Repeat everything from the first line of the listing below through the line that contains "import pandas as pd", exactly. Leave out pictures.

===============

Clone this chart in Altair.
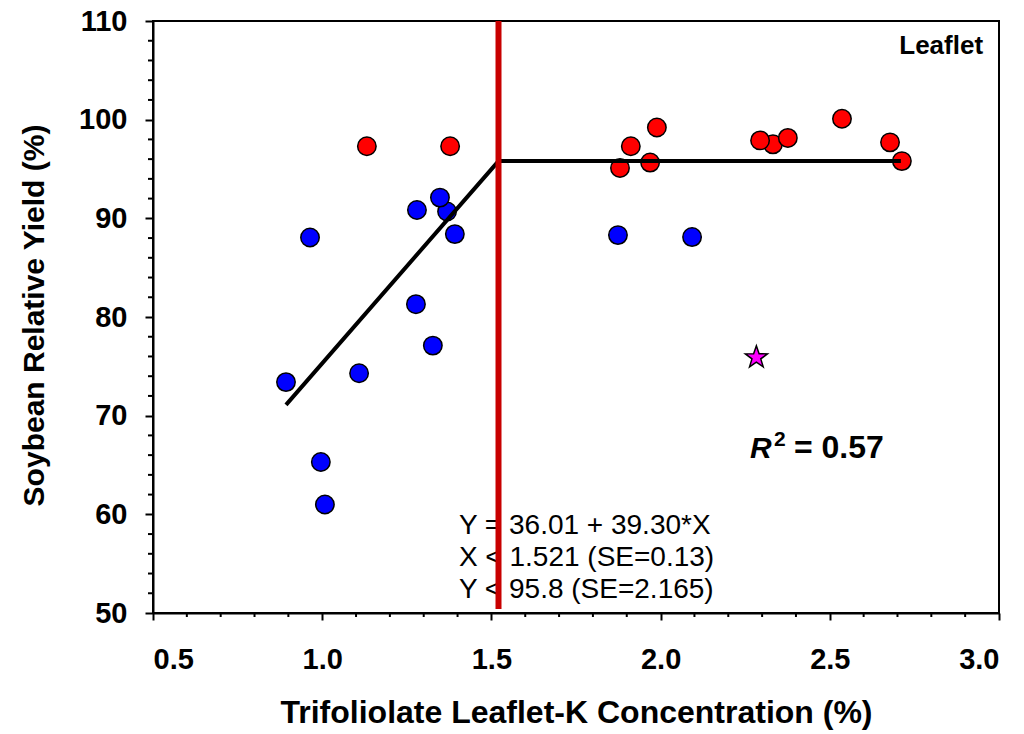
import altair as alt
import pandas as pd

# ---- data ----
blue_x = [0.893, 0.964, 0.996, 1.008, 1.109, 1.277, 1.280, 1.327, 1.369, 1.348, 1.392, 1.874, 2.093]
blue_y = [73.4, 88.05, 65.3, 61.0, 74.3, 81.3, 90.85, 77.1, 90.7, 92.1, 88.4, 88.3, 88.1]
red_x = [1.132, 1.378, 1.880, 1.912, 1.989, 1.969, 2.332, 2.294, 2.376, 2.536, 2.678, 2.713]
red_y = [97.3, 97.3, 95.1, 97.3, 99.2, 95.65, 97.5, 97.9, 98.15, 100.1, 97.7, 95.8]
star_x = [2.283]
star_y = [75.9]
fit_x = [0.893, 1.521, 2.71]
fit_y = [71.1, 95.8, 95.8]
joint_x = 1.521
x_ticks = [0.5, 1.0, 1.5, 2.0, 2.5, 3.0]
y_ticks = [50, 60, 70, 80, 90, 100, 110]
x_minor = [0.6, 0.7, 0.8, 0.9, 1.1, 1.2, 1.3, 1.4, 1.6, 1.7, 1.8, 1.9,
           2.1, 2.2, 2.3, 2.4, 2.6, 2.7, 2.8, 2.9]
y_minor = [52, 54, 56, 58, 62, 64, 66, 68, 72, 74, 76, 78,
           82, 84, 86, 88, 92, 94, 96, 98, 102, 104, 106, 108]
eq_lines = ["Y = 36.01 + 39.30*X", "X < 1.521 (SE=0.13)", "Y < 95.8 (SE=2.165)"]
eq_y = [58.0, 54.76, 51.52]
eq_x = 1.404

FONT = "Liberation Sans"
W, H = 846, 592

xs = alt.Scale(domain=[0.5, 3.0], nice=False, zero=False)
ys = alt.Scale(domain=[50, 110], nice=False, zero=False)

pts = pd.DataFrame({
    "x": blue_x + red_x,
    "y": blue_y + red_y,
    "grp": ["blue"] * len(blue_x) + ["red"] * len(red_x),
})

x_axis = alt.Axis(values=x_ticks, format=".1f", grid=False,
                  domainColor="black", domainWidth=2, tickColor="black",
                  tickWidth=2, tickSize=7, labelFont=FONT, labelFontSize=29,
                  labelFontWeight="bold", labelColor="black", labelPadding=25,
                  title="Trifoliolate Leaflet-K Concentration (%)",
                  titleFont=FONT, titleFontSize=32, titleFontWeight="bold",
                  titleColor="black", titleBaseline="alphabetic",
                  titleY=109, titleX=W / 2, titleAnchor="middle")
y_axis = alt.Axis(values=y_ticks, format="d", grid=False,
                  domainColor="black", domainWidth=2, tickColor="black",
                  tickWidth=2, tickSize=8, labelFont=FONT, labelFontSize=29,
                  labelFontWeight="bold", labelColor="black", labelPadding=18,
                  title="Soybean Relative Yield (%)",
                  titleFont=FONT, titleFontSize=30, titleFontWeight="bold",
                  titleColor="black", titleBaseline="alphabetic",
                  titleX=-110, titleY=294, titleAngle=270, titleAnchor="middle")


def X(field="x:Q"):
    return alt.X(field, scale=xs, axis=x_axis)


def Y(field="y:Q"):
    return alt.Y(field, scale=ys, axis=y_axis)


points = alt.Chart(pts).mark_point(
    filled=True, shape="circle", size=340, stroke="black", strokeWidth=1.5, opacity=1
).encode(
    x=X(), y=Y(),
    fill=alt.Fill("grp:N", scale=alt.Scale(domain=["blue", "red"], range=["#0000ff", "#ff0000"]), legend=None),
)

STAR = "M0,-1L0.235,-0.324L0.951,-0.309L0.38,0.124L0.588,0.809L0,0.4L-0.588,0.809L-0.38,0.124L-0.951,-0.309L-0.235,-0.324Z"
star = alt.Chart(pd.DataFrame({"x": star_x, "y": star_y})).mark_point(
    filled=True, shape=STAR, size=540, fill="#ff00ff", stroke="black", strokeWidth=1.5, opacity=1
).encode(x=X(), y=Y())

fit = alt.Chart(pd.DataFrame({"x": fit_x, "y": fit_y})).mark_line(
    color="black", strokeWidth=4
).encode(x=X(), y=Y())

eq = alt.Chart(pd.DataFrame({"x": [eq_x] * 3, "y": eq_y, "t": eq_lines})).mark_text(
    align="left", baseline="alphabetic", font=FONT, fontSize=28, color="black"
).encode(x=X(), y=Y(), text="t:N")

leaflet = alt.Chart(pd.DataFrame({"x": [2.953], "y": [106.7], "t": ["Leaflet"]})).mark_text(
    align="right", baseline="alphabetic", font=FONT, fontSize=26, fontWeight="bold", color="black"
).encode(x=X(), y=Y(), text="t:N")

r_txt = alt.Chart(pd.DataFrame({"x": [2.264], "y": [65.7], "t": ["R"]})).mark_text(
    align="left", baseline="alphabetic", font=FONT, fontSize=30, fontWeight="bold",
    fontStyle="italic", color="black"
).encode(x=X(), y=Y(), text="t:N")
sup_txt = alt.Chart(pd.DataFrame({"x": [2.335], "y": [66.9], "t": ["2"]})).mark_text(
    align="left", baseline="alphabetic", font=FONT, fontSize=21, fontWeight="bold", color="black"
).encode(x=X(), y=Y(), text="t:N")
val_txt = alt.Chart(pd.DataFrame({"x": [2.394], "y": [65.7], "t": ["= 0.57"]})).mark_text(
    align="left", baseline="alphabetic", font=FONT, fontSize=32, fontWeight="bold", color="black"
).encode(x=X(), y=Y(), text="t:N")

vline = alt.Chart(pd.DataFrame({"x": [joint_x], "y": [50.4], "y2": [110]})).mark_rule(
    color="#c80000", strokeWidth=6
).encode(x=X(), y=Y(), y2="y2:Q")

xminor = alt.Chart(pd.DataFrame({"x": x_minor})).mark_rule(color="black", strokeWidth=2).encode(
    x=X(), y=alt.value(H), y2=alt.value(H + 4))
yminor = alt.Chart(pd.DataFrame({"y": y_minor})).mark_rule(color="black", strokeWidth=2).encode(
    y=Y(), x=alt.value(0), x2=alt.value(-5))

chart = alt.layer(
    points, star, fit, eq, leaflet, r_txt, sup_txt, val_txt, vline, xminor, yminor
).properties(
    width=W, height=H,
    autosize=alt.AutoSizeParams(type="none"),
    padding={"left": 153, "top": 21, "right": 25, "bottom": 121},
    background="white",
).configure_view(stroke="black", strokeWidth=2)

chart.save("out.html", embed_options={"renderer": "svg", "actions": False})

===============

_Answer to the problem_
Clone this chart in Altair.
import altair as alt
import pandas as pd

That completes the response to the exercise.